[START Extracted material]
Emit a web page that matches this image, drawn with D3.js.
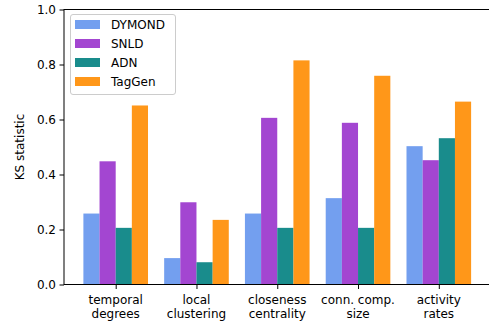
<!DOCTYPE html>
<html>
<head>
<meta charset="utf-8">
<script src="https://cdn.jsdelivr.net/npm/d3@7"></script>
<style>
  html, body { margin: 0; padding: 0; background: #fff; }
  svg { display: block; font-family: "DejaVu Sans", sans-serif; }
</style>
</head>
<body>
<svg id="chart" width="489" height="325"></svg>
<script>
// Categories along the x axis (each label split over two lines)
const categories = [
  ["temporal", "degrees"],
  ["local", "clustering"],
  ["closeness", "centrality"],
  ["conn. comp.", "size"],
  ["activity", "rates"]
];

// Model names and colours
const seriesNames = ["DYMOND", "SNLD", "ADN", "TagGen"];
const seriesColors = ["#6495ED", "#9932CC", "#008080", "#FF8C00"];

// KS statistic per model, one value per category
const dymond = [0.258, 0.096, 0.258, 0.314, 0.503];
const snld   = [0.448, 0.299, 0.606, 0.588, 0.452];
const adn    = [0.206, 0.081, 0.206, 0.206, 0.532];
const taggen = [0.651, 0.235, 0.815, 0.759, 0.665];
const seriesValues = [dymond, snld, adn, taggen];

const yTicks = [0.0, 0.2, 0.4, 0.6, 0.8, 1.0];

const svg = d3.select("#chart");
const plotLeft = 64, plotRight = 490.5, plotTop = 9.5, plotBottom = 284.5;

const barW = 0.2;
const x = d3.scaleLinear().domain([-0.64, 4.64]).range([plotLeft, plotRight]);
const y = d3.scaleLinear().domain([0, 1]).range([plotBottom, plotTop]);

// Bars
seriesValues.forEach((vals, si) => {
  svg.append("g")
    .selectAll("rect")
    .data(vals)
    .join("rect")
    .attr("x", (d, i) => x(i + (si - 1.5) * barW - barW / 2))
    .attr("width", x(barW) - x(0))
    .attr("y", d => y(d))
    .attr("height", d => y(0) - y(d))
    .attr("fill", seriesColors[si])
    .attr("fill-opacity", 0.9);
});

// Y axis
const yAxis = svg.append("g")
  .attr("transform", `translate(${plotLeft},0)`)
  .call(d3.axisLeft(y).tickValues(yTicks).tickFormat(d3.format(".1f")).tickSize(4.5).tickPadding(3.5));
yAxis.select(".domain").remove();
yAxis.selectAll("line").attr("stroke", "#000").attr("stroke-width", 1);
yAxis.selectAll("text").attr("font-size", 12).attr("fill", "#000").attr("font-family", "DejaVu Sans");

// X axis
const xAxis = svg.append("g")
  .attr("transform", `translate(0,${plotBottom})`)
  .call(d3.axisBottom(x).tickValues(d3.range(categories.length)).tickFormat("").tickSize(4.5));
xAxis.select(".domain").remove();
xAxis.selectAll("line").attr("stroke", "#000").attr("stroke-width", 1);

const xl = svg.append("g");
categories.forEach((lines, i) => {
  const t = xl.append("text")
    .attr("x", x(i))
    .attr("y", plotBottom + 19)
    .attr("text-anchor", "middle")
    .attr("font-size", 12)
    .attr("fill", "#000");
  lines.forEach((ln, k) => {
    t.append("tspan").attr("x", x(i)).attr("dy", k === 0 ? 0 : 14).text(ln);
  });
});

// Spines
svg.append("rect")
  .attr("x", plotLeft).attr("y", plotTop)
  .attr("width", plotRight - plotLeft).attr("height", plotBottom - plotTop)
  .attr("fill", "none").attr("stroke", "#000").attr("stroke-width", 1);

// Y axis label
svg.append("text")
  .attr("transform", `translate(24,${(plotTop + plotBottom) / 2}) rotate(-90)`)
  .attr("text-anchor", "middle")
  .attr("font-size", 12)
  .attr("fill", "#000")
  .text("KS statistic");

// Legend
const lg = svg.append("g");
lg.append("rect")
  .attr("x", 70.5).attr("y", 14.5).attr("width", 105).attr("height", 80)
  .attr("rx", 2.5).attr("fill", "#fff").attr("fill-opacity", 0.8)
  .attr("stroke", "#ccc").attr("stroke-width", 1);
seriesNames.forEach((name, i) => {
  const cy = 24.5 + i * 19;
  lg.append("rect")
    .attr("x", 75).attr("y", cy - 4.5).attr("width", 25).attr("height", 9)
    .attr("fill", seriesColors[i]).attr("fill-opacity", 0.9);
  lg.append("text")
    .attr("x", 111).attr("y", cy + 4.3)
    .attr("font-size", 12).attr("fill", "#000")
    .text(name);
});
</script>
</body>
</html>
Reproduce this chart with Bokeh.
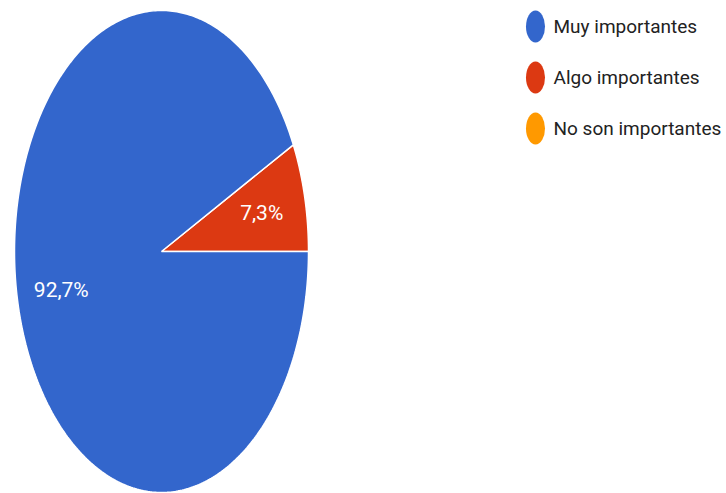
[END Extracted material]
[START Extracted material]
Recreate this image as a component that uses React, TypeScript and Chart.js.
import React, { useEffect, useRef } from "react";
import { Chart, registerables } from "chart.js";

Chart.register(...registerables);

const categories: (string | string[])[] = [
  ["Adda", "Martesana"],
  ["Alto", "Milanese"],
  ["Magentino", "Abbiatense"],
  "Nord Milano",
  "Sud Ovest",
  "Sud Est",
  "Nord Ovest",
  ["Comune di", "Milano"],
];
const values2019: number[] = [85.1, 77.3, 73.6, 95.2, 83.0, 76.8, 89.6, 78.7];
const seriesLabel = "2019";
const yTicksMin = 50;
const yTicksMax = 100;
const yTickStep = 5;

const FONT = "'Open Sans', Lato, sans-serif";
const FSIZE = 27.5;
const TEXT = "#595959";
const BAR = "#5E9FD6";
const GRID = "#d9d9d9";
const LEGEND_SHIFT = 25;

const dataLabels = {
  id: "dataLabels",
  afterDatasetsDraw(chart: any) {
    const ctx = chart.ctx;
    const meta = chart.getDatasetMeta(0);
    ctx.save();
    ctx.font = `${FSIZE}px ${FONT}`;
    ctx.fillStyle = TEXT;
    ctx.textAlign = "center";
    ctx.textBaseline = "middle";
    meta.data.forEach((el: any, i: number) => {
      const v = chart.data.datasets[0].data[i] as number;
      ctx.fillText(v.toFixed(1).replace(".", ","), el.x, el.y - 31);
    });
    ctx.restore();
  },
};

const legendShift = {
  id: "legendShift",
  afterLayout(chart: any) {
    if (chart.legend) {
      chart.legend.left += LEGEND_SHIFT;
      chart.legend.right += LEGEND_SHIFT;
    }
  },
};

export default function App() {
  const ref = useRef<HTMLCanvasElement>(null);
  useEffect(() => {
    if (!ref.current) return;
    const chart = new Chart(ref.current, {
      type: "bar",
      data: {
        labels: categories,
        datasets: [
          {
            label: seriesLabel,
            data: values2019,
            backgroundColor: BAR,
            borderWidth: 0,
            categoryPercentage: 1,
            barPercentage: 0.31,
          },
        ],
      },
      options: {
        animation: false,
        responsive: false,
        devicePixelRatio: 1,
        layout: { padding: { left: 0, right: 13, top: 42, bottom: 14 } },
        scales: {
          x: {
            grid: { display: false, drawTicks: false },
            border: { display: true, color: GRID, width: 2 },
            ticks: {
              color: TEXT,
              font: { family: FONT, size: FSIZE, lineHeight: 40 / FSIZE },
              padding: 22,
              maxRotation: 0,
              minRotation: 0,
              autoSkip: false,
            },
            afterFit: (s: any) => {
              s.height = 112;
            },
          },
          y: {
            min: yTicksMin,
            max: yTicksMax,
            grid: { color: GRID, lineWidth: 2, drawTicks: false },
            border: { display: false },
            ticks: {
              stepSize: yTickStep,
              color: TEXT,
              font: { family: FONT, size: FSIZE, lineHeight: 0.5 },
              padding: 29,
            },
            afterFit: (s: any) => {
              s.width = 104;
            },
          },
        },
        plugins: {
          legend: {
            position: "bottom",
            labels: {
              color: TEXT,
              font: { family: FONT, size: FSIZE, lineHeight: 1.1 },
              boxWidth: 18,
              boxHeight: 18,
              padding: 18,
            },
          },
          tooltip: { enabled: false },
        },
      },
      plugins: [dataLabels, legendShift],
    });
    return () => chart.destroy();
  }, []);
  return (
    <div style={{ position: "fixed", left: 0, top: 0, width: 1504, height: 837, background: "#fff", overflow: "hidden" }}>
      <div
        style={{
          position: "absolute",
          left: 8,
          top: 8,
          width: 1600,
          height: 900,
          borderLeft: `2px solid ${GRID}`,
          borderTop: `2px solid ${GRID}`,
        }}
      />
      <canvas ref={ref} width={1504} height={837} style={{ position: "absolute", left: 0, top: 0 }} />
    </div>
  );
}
[END Extracted material]
[START Extracted material]
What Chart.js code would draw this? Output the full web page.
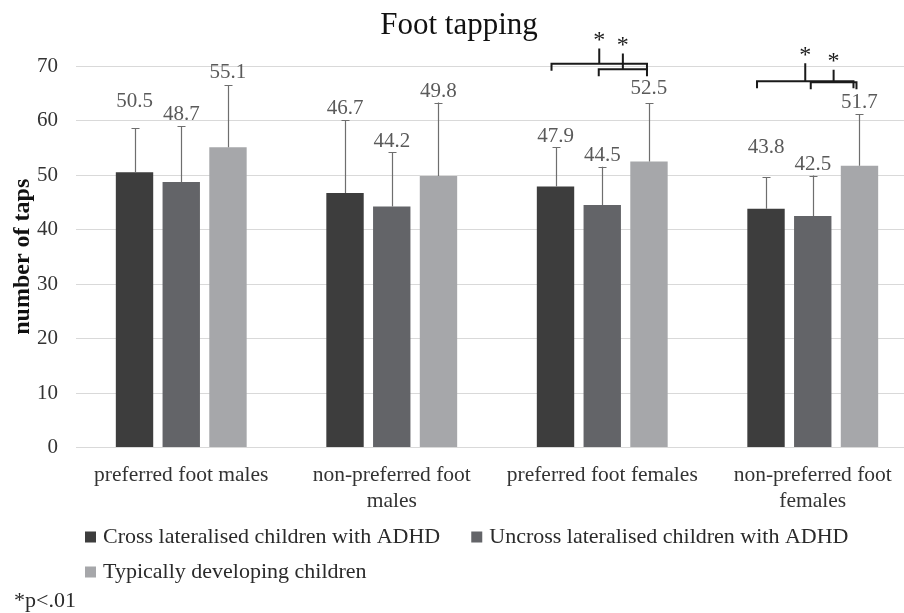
[END Extracted material]
# [Requirement]
Where a line in the material above holds "React", copy that line.

# [Reply to the exercise]
Recreate this image as a component that uses React, TypeScript and Chart.js.
import React, { useEffect, useRef } from "react";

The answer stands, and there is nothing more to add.